Herşeye rağmen tiyatro

Tilda LEVİ Köşe Yazısı
9 Ocak 2008 Çarşamba

Geçtiğimiz Cumartesi, Pazar ve Pazartesi akşamı eşimle yarı sanatsal yarı teatral üç ayrı oyun seyrettik. Cumartesi gecesi Şişli Terakki Lisesi Salonları’nda YSK’nın ‘Herşeye Rağmen’i üstün bir oyuncu performansı ile sergiledi. Oyunun son gecesine yetişebilmiştim. Yoğun alkış seslerine rağmen, yöneticilerde az da olsa bir burukluk sezdim. Eminim onca uğraşın ardından, içlerinden, daha çok seyirciye ulaşmak ve daha çok gece oynamak geçiriyordu.
Günümüzde devlet tiyatroları olsun, özel tiyatrolar olsun; hepsinde ‘gişe’ sıkıntısı söz konusu.
‘Herşeye Rağmen’ gönlümden kopan YSK’nın çizgisinden kesinlikle ödün vermemesi.
                                                        * * *
Pazar öğleden sonra Beşiktaş Kültür Merkezi’nde Demet Akbağ ile Yılmaz Erdoğan ikilisinin rol aldığı ‘Haybeden Gerçeküstü Aşk’ adlı oyunu izledim. Doğrusunu söylemek gerekirse, Akbağ’ın oyun gücüne hayran olduğum için gittim. Zira, oyuncuların iyi olması, her zaman iyi bir oyunun ortaya çıktığı anlamına gelmiyor. Tıklım tıklım dolu salonda, oyuncularından birinin, hayli sık tekrarladığı, ‘ha,.iktir’ sözcüklerinin ardından kopan kahkaha tufanı inanılır gibi değildi. Sonuçta o da var; bu da var. Demek Akbağ’ı beş yıl önce ‘Sen Hiç Ateşböceği Gördün mü?’ oyununda izlemiştim. Şimdi göreceğimi gördüm. İnşallah bir beş yıl sonra bir daha izlerim. Kısacası, benim için BKM, ‘5 Yıl Önce 5 Yıl Sonra’ programına alındı.

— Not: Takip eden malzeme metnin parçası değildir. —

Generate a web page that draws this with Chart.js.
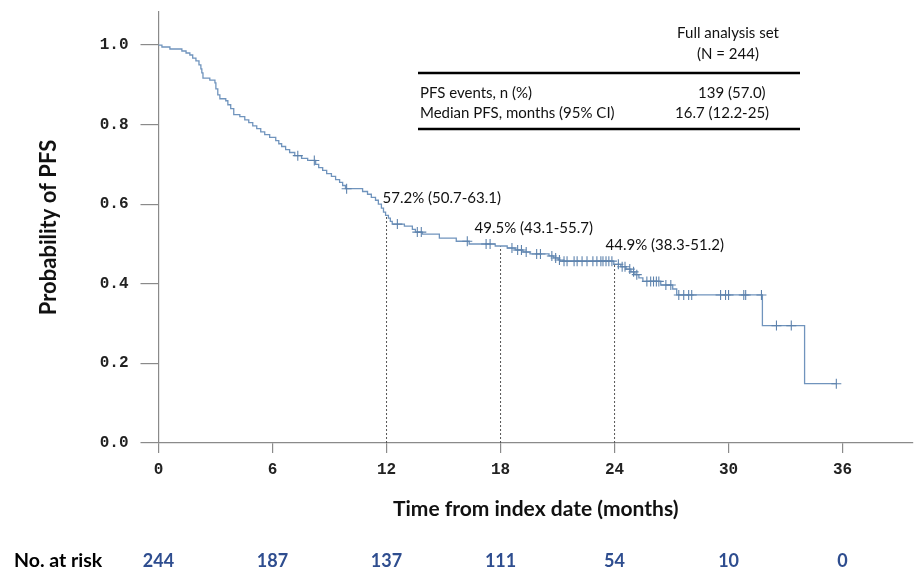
<!DOCTYPE html>
<html>
<head>
<meta charset="utf-8">
<script src="https://cdn.jsdelivr.net/npm/chart.js@4.4.1/dist/chart.umd.min.js"></script>
<style>
  html, body { margin: 0; padding: 0; background: #ffffff; }
  #wrap { width: 919px; height: 574px; position: relative; }
</style>
</head>
<body>
<div id="wrap"><canvas id="c" width="919" height="574"></canvas></div>
<script>
// ---- Data ----
const eventTimes = [0, 0.18, 0.6, 1.23, 1.45, 1.65, 1.8, 1.97, 2.13, 2.23, 2.28, 2.34, 2.7, 2.97, 3.02, 3.12, 3.23, 3.54, 3.65, 3.8, 3.96, 4.28, 4.54, 4.75, 4.96, 5.17, 5.38, 5.59, 5.85, 6.17, 6.33, 6.48, 6.69, 6.9, 7.17, 7.53, 7.85, 8.27, 8.43, 8.64, 8.85, 9.1, 9.32, 9.53, 9.69, 9.84, 10.74, 11.0, 11.2, 11.42, 11.57, 11.73, 11.84, 11.95, 12.1, 12.2, 12.3, 12.94, 13.36, 13.52, 13.89, 14.78, 15.67, 16.35, 17.72, 18.35, 18.77, 19.18, 19.55, 20.55, 20.8, 21.03, 21.13, 23.96, 24.33, 24.6, 24.86, 25.07, 25.28, 25.49, 26.43, 27.06, 27.27, 31.78, 34.0];
const survival = [1.0, 0.995, 0.99, 0.985, 0.98, 0.975, 0.967, 0.96, 0.95, 0.94, 0.93, 0.917, 0.912, 0.905, 0.89, 0.875, 0.865, 0.86, 0.85, 0.84, 0.825, 0.82, 0.812, 0.805, 0.797, 0.79, 0.782, 0.775, 0.768, 0.76, 0.752, 0.745, 0.737, 0.73, 0.722, 0.715, 0.71, 0.70, 0.692, 0.685, 0.677, 0.67, 0.662, 0.655, 0.647, 0.639, 0.632, 0.625, 0.617, 0.61, 0.60, 0.59, 0.58, 0.572, 0.565, 0.557, 0.55, 0.545, 0.537, 0.53, 0.525, 0.515, 0.507, 0.50, 0.495, 0.49, 0.485, 0.48, 0.475, 0.47, 0.465, 0.46, 0.457, 0.449, 0.443, 0.437, 0.43, 0.423, 0.415, 0.406, 0.397, 0.387, 0.372, 0.295, 0.149];
const lastFollowUp = 35.67;
const censorTimes = [7.33, 8.2, 9.9, 12.57, 13.62, 13.83, 16.25, 17.24, 17.45, 18.6, 18.9, 19.1, 19.35, 19.9, 20.1, 20.7, 20.9, 21.1, 21.34, 21.5, 21.87, 22.03, 22.29, 22.55, 22.86, 23.07, 23.28, 23.39, 23.55, 23.7, 23.86, 24.2, 24.4, 24.55, 24.8, 25.0, 25.17, 25.7, 25.9, 26.05, 26.2, 26.33, 26.7, 26.96, 27.38, 27.64, 27.9, 28.06, 29.58, 29.84, 30.0, 30.8, 30.9, 31.73, 32.52, 33.3, 35.67];

const landmarkTimes = [12, 18, 24];
const landmarkValues = [0.572, 0.495, 0.449];
const landmarkLabels = ["57.2% (50.7-63.1)", "49.5% (43.1-55.7)", "44.9% (38.3-51.2)"];

const xTicks = [0, 6, 12, 18, 24, 30, 36];
const yTicks = [0, 0.2, 0.4, 0.6, 0.8, 1.0];
const atRisk = [244, 187, 137, 111, 54, 10, 0];

const tableHeader = ["Full analysis set", "(N = 244)"];
const tableRows = ["PFS events, n (%)", "Median PFS, months (95% CI)"];
const tableValues = ["139 (57.0)", "16.7 (12.2-25)"];

// ---- Build datasets ----
const curve = eventTimes.map((t, i) => ({ x: t, y: survival[i] }));
curve.push({ x: lastFollowUp, y: survival[survival.length - 1] });

function survAt(t) {
  let s = 1;
  for (let i = 0; i < eventTimes.length; i++) { if (eventTimes[i] <= t) s = survival[i]; }
  return s;
}
const censors = censorTimes.map(t => ({ x: t, y: survAt(t) }));

const LINE = '#7094bd';
const MARK = '#5e83ad';

const datasets = [];
landmarkTimes.forEach((t, i) => {
  datasets.push({
    type: 'line', data: [{ x: t, y: 0 }, { x: t, y: landmarkValues[i] }],
    borderColor: '#555', borderWidth: 1, borderDash: [2, 2], pointRadius: 0, order: 3
  });
});
datasets.push({
  type: 'line', data: curve, stepped: 'before', borderColor: LINE, borderWidth: 1.3,
  pointRadius: 0, fill: false, order: 2
});
datasets.push({
  type: 'scatter', data: censors, pointStyle: 'cross', pointRadius: 5,
  borderColor: MARK, borderWidth: 1.1, backgroundColor: MARK, order: 1
});

const TXT = "Lato, 'Open Sans', sans-serif";

const overlay = {
  id: 'overlay',
  afterDraw(chart) {
    const ctx = chart.ctx;
    const xs = chart.scales.x, ys = chart.scales.y;
    ctx.save();
    // landmark annotations
    ctx.fillStyle = '#111';
    ctx.font = '15px ' + TXT;
    ctx.textBaseline = 'middle';
    ctx.textAlign = 'left';
    const dx = [-4, -26, -9], dy = [-17, -18, -19];
    landmarkTimes.forEach((t, i) => {
      ctx.fillText(landmarkLabels[i], xs.getPixelForValue(t) + dx[i], ys.getPixelForValue(landmarkValues[i]) + dy[i]);
    });
    // table
    ctx.textAlign = 'center';
    ctx.fillText(tableHeader[0], 728, 33);
    ctx.fillText(tableHeader[1], 728, 54);
    ctx.strokeStyle = '#000';
    ctx.lineWidth = 2.5;
    ctx.beginPath(); ctx.moveTo(418, 73); ctx.lineTo(800, 73); ctx.stroke();
    ctx.beginPath(); ctx.moveTo(418, 129); ctx.lineTo(800, 129); ctx.stroke();
    ctx.textAlign = 'left';
    ctx.fillText(tableRows[0], 420, 93);
    ctx.fillText(tableRows[1], 420, 113);
    ctx.fillText(tableValues[0], 698, 93);
    ctx.fillText(tableValues[1], 675, 113);
    // at risk row
    ctx.font = 'bold 19.5px ' + TXT;
    ctx.fillStyle = '#000';
    ctx.fillText('No. at risk', 14, 561);
    ctx.font = 'bold 18px ' + TXT;
    ctx.fillStyle = '#2e4d8f';
    ctx.textAlign = 'center';
    xTicks.forEach((t, i) => {
      ctx.fillText(String(atRisk[i]), xs.getPixelForValue(t), 561);
    });
    ctx.restore();
  }
};

new Chart(document.getElementById('c'), {
  data: { datasets },
  options: {
    responsive: false,
    animation: false,
    events: [],
    layout: { padding: { top: 12, right: 4, left: 0, bottom: 0 } },
    plugins: { legend: { display: false }, tooltip: { enabled: false } },
    scales: {
      x: {
        type: 'linear', min: 0, max: 39.7,
        afterBuildTicks: s => { s.ticks = xTicks.map(v => ({ value: v })); },
        afterFit: s => { s.height = 131; s.paddingLeft = 0; s.paddingRight = 0; },
        border: { display: true, color: '#8a8a8a', width: 1.2 },
        grid: { display: true, drawOnChartArea: false, drawTicks: true, tickLength: 10, color: '#8a8a8a', lineWidth: 1.2 },
        ticks: { padding: 7, color: '#222', font: { family: "'Liberation Mono', monospace", size: 16, weight: 'bold' }, maxRotation: 0 },
        title: { display: true, text: 'Time from index date (months)', color: '#111',
          font: { family: TXT, size: 21, weight: 'bold' }, padding: { top: 0, bottom: 52 } }
      },
      y: {
        type: 'linear', min: 0, max: 1.083,
        afterBuildTicks: s => { s.ticks = yTicks.map(v => ({ value: v })); },
        afterFit: s => { s.width = 158.5; s.paddingTop = 0; s.paddingBottom = 0; },
        border: { display: true, color: '#8a8a8a', width: 1.2 },
        grid: { display: true, drawOnChartArea: false, drawTicks: true, tickLength: 18, color: '#8a8a8a', lineWidth: 1.2 },
        ticks: { padding: 12, color: '#222', font: { family: "'Liberation Mono', monospace", size: 16, weight: 'bold' },
          callback: v => v.toFixed(1) },
        title: { display: true, text: 'Probability of PFS', color: '#111',
          font: { family: TXT, size: 22, weight: 'bold' }, padding: { top: 36, bottom: 0 } }
      }
    }
  },
  plugins: [overlay]
});
</script>
</body>
</html>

Pazartesi akşamı DYD’nin Amram Oditoryumu’nda sahnelediği  ‘Hello, Dolly’ müzikalinin galasındaydım. Dostlar birarada, heyecan doruktaydı. Oyunun ilk gecesi olmasına rağmen izleyicilere yansıyan bir aksaklık yoktu. Onlar da tıpkı YSK gibi sonraki oyunları için seyirci endişesi taşıyorlardı. Gene de, içimden bir ses, bu kadrodan ‘iki profesyonel’ oyuncu çıkacağını söylüyor.
Göztepe Kültür Derneği’nin tiyatro ekibini de sırasıyla bekliyoruz.

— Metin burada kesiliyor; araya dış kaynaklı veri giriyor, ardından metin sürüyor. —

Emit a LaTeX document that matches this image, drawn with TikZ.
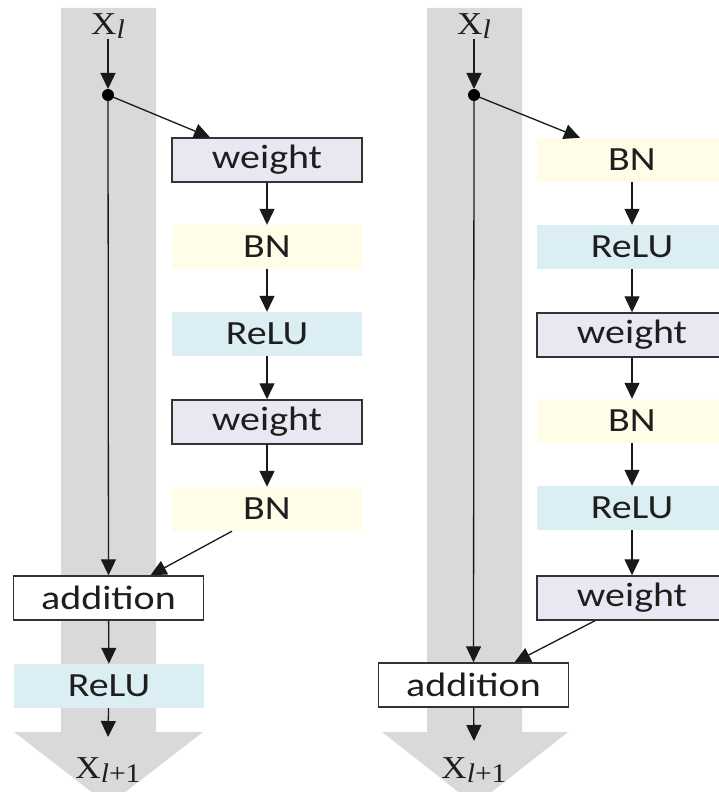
\documentclass[tikz,border=0pt]{standalone}
\usepackage{fontspec}
\usepackage{tikz}
\usetikzlibrary{arrows.meta}
\newfontfamily\boxfont[FakeStretch=1.18]{Carlito}
\newfontfamily\labelfont[FakeStretch=1.1]{Liberation Serif}
\definecolor{bandgray}{RGB}{217,217,217}
\definecolor{weightlila}{RGB}{233,231,242}
\definecolor{bnyellow}{RGB}{255,253,231}
\definecolor{relublue}{RGB}{219,238,244}
\definecolor{textgray}{RGB}{30,30,30}
\newcommand{\xlabel}[1]{X\raisebox{-4bp}{\fontsize{27}{27}\selectfont\textit{l}#1}}

\begin{document}
\begin{tikzpicture}[x=1bp,y=-1bp,
  block/.style={minimum width=190bp,minimum height=44bp,inner sep=0pt,
    font=\boxfont\fontsize{34}{36}\selectfont,text=textgray},
  weightbox/.style={block,fill=weightlila,draw=black!80,line width=1.4bp},
  bnbox/.style={block,fill=bnyellow},
  relubox/.style={block,fill=relublue},
  addbox/.style={block,fill=white,draw=black!80,line width=1.4bp},
  xnode/.style={font=\labelfont\fontsize{32}{34}\selectfont,text=textgray,inner sep=0pt},
  flow/.style={-{Triangle[length=16bp,width=15bp]},line width=1.3bp,draw=black!90}]

\useasboundingbox (0,0) rectangle (719,792);
\clip (0,0) rectangle (719,792);

% Gray bands
\fill[bandgray] (61,8) -- (156,8) -- (156,732) -- (203,732) -- (108.5,805)
  -- (14,732) -- (61,732) -- cycle;
\fill[bandgray] (427,8) -- (522,8) -- (522,732) -- (568,732) -- (475,805)
  -- (382,732) -- (427,732) -- cycle;

% Left block
\node[xnode] (xin1) at (108,26) {\xlabel{}};
\coordinate (split1) at (108,95);
\node[weightbox] (weight1) at (267,160) {weight};
\node[bnbox] (bn1) at (267,247) {BN};
\node[relubox] (relu1) at (267,334) {ReLU};
\node[weightbox] (weight2) at (267,422) {weight};
\node[bnbox] (bn2) at (267,509) {BN};
\node[addbox] (add1) at (108.5,598) {addition};
\node[relubox] (relu2) at (109,686) {ReLU};
\coordinate (end1) at (108,737);
\node[xnode] (xout1) at (108,770) {\xlabel{+1}};

\draw[flow,shorten >=6bp] (xin1) -- (split1);
\draw[flow] (split1) -- ([xshift=-57bp]weight1.north);
\draw[flow] (weight1) -- (bn1);
\draw[flow] (bn1) -- (relu1);
\draw[flow] (relu1) -- (weight2);
\draw[flow] (weight2) -- (bn2);
\draw[flow] ([xshift=-35bp]bn2.south) -- ([xshift=42bp]add1.north);
\draw[flow] (split1) -- (add1);
\draw[flow] (add1) -- (relu2);
\draw[flow] (relu2) -- (end1);
\fill[black] (split1) circle (6bp);

% Right block
\node[xnode] (xin2) at (474,26) {\xlabel{}};
\coordinate (split2) at (474,95);
\node[bnbox] (bn3) at (632,160) {BN};
\node[relubox] (relu3) at (632,247) {ReLU};
\node[weightbox] (weight3) at (632,335) {weight};
\node[bnbox] (bn4) at (632,421) {BN};
\node[relubox] (relu4) at (632,508) {ReLU};
\node[weightbox] (weight4) at (632,598) {weight};
\node[addbox] (add2) at (473.5,685) {addition};
\coordinate (end2) at (474,741);
\node[xnode] (xout2) at (474,770) {\xlabel{+1}};

\draw[flow,shorten >=6bp] (xin2) -- (split2);
\draw[flow] (split2) -- ([xshift=-52bp]bn3.north);
\draw[flow] (bn3) -- (relu3);
\draw[flow] (relu3) -- (weight3);
\draw[flow] (weight3) -- (bn4);
\draw[flow] (bn4) -- (relu4);
\draw[flow] (relu4) -- (weight4);
\draw[flow] ([xshift=-37bp]weight4.south) -- ([xshift=41bp]add2.north);
\draw[flow] (split2) -- (add2);
\draw[flow] (add2) -- (end2);
\fill[black] (split2) circle (6bp);

\end{tikzpicture}
\end{document}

                                                        * * *
Dernek tiyatrolarına görev icabı değil de, keyfi olarak gitmek tercihimdir. Bu bağlamda da, uzun süreden beri dernek tiyatroları hakkında ‘yorum’ yapmayı kendime yasakladım.
Şahsen YSK, DYD ve GKD fanatiği olmayıp, gazetenin en yoğun olduğu Salı günü, kaçırdığım, Barınyurt’un tüm kurum bayanlarını onurlandırdığı ekipten yanayım...
                                                        * * *
İster istemez tiyatroya geri dönüyorum.
4 Aralık Pazar Gecesi DYD Salonları’nda eşine rastlanmayan bir yaşam oyunu oynandı. Adı: ‘Evlilik Oyunu.’ idi. Başrol oyuncuları Lisya Esentürk ve Albert Behar’dı. O gün Şişli Sinagogu’nda dini törenle hayatlarını birleştiren genç çift, akabinde arkadaşlarının hazırladıkları yarı sürpriz bir geceyle Dostluk Yurdu’nda inanılmaz saatler yaşadılar/yaşattılar.
Sevilmek çok güzel Lisya ve Albert.

Not: Lisya, Yahudi Kültürü Avrupa Günü’nde elimden kaçtın. Mutlaka, bir yerlerde yakalanacaksın.